# Directive
Starting at the first line of the listing below, repeat each line exactly until the line containing "80000, 90000, 100000];", which you include. Leave out pictures.

# Source data

□ □ □ □

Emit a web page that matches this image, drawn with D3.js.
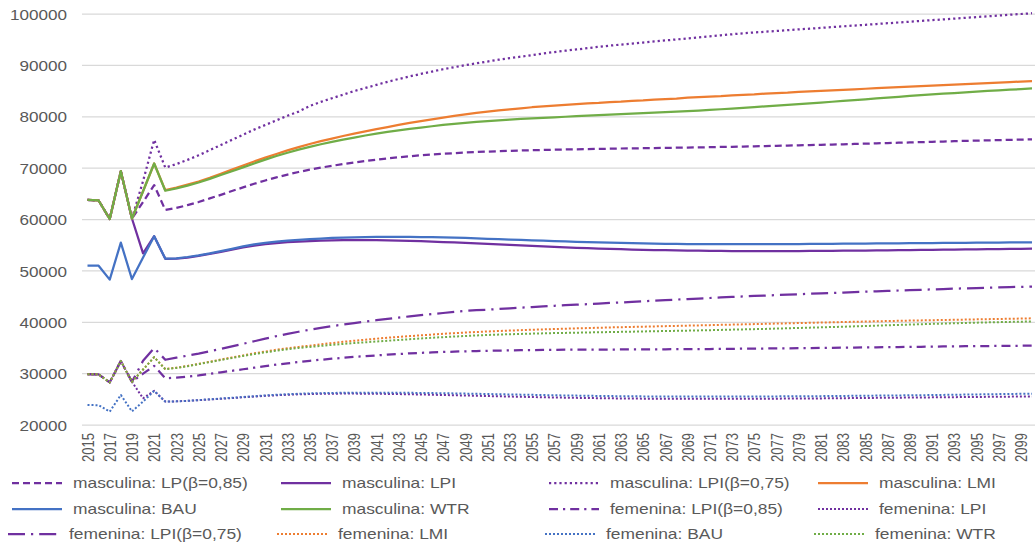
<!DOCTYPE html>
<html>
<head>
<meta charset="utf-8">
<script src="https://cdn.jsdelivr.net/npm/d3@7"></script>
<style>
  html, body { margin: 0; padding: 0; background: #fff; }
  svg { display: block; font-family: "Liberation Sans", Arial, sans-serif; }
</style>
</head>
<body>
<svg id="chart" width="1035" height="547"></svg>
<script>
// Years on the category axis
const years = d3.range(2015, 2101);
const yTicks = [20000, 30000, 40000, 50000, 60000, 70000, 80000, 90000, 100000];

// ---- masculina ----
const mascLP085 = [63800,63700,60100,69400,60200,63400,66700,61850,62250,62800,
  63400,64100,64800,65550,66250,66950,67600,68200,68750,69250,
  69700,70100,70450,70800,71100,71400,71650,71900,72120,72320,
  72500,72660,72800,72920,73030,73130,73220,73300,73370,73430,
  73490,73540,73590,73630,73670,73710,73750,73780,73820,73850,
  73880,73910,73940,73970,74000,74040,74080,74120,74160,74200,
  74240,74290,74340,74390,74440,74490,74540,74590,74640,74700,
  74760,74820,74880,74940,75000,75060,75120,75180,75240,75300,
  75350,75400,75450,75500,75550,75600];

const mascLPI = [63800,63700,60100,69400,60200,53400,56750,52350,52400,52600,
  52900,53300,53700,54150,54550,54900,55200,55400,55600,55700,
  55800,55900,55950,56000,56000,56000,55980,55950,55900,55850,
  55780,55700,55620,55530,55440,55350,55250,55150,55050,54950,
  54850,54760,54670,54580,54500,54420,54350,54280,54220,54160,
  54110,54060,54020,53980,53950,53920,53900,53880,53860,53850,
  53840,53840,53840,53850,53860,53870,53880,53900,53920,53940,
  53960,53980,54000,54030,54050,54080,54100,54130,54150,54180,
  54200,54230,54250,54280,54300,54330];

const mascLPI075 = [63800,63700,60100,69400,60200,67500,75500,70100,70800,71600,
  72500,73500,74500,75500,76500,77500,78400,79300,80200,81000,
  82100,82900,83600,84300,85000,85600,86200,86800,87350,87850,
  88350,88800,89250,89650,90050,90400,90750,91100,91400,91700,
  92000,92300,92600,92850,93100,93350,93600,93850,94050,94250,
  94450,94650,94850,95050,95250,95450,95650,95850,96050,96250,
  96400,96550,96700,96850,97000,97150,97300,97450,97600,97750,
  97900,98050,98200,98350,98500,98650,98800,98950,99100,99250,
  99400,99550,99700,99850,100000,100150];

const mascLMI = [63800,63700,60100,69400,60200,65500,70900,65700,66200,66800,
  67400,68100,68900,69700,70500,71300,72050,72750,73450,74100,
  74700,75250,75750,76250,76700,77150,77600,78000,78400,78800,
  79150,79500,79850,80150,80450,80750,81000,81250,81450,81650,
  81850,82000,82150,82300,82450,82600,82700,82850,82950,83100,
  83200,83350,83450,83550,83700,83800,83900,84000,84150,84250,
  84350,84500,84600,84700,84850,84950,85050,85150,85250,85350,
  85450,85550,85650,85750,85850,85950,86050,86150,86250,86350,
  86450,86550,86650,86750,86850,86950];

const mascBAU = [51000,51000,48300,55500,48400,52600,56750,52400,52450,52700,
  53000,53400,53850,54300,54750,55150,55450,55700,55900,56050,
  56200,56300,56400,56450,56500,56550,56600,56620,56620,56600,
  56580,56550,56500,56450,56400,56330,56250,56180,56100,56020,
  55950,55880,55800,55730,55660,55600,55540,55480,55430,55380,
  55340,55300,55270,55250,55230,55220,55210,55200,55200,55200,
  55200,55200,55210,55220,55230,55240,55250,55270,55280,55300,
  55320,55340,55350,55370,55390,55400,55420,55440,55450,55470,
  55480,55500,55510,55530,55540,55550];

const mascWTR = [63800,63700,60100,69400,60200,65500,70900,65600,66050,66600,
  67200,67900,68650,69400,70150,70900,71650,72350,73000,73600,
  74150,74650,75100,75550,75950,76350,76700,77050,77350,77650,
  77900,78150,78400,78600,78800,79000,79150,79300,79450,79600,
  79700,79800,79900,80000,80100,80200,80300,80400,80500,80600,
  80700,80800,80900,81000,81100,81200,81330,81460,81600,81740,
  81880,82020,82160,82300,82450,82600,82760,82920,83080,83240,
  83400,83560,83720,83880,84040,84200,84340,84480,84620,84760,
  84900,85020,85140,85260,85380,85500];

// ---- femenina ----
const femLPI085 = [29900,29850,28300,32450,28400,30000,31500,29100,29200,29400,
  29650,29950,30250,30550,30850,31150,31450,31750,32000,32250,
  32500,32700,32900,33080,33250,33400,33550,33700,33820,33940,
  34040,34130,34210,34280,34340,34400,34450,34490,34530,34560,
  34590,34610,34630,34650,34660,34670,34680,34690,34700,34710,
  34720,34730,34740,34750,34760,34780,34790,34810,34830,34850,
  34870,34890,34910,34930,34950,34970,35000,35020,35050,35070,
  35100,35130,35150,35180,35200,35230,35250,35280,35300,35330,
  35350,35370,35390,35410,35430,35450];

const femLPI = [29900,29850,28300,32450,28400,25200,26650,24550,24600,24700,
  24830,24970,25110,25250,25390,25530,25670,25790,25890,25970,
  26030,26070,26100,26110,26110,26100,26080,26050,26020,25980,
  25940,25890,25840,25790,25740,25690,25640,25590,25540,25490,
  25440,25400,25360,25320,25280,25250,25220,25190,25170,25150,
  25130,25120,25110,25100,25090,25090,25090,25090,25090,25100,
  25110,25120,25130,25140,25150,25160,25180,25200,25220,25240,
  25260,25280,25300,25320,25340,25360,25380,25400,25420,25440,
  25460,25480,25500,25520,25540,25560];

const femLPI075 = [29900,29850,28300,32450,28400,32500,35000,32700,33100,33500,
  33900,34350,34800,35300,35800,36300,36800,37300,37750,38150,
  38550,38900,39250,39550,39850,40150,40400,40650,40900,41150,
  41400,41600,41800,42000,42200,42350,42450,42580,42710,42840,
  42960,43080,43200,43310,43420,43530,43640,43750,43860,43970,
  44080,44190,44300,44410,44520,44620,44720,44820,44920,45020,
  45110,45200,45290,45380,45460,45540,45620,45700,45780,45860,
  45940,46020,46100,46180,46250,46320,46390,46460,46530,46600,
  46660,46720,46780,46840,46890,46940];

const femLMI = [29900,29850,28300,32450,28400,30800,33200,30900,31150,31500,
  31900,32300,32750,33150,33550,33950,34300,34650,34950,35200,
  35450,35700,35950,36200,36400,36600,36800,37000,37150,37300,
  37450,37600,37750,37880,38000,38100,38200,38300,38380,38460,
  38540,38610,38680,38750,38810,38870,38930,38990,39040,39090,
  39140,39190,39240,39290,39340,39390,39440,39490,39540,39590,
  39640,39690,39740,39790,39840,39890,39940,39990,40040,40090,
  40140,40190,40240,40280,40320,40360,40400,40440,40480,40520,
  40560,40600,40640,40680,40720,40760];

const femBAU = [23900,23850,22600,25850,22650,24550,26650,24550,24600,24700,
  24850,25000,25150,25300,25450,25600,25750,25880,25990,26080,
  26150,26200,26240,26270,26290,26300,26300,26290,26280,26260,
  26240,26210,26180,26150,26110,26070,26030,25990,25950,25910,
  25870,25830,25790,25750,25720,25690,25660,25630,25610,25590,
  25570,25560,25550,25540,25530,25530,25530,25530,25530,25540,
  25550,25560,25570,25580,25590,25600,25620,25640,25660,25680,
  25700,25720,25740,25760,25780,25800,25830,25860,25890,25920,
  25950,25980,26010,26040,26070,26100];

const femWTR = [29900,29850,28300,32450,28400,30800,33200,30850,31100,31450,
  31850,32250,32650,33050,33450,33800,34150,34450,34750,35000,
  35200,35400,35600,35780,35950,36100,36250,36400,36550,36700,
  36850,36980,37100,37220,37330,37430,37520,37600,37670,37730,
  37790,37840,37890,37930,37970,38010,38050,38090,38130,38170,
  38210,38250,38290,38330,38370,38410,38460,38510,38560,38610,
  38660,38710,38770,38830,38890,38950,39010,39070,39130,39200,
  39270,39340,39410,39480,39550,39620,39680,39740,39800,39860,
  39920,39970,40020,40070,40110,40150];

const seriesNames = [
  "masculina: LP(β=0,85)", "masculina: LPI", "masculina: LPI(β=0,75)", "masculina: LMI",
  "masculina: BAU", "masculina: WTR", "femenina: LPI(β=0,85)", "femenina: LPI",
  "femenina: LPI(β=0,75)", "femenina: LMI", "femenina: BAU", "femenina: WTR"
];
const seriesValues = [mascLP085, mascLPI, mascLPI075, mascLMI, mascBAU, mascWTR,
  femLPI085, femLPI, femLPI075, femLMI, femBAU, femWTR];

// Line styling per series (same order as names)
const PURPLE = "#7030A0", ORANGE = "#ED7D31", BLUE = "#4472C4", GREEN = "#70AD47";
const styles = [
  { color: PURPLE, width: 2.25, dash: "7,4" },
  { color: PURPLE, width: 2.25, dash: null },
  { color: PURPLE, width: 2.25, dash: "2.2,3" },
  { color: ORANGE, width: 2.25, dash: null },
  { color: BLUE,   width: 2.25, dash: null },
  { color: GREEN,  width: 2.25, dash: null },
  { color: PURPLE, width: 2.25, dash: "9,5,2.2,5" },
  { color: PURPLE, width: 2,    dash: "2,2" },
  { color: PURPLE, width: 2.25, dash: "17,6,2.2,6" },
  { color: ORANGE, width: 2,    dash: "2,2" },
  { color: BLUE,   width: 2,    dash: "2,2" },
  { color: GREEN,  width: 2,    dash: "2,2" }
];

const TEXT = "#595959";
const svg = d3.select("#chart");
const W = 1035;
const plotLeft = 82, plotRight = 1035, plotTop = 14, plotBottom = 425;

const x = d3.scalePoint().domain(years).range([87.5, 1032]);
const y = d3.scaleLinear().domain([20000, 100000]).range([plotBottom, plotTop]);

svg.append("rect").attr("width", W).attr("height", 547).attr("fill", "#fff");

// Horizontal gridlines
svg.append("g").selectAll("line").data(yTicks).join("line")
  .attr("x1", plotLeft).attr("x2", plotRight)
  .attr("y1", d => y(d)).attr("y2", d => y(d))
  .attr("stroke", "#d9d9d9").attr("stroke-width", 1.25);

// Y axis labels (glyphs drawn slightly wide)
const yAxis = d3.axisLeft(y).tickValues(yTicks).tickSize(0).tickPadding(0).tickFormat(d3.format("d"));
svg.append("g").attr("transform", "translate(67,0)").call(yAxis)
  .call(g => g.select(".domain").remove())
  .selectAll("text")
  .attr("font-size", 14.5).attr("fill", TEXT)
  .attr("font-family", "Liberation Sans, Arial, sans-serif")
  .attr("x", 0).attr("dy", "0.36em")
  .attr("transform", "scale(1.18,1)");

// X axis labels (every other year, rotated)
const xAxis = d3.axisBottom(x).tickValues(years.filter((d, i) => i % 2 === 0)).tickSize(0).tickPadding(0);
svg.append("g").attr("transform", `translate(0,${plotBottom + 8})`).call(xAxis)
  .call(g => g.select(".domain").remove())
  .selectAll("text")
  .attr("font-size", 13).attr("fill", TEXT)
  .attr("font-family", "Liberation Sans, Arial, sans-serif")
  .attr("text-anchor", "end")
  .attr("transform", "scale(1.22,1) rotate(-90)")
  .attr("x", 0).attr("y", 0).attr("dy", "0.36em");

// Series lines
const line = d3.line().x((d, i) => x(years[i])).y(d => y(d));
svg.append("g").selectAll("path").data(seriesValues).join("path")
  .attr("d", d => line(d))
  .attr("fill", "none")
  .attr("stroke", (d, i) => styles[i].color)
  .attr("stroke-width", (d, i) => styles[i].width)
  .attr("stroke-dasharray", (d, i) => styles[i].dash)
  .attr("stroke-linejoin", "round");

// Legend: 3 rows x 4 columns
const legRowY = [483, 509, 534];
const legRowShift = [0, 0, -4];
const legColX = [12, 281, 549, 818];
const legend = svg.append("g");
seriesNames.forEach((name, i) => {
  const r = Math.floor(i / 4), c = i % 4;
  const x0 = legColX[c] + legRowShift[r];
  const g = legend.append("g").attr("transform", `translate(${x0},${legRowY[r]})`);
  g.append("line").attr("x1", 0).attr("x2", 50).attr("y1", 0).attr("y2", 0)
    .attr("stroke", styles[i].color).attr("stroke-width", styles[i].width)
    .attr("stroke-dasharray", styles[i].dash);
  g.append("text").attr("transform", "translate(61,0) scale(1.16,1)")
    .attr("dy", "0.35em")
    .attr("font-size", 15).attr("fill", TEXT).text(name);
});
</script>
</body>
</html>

□ □ □ □

# Result of the task
Emit a web page that matches this image, drawn with D3.js.
<!DOCTYPE html>
<html>
<head>
<meta charset="utf-8">
<script src="https://cdn.jsdelivr.net/npm/d3@7"></script>
<style>
  html, body { margin: 0; padding: 0; background: #fff; }
  svg { display: block; font-family: "Liberation Sans", Arial, sans-serif; }
</style>
</head>
<body>
<svg id="chart" width="1035" height="547"></svg>
<script>
// Years on the category axis
const years = d3.range(2015, 2101);
const yTicks = [20000, 30000, 40000, 50000, 60000, 70000, 80000, 90000, 100000];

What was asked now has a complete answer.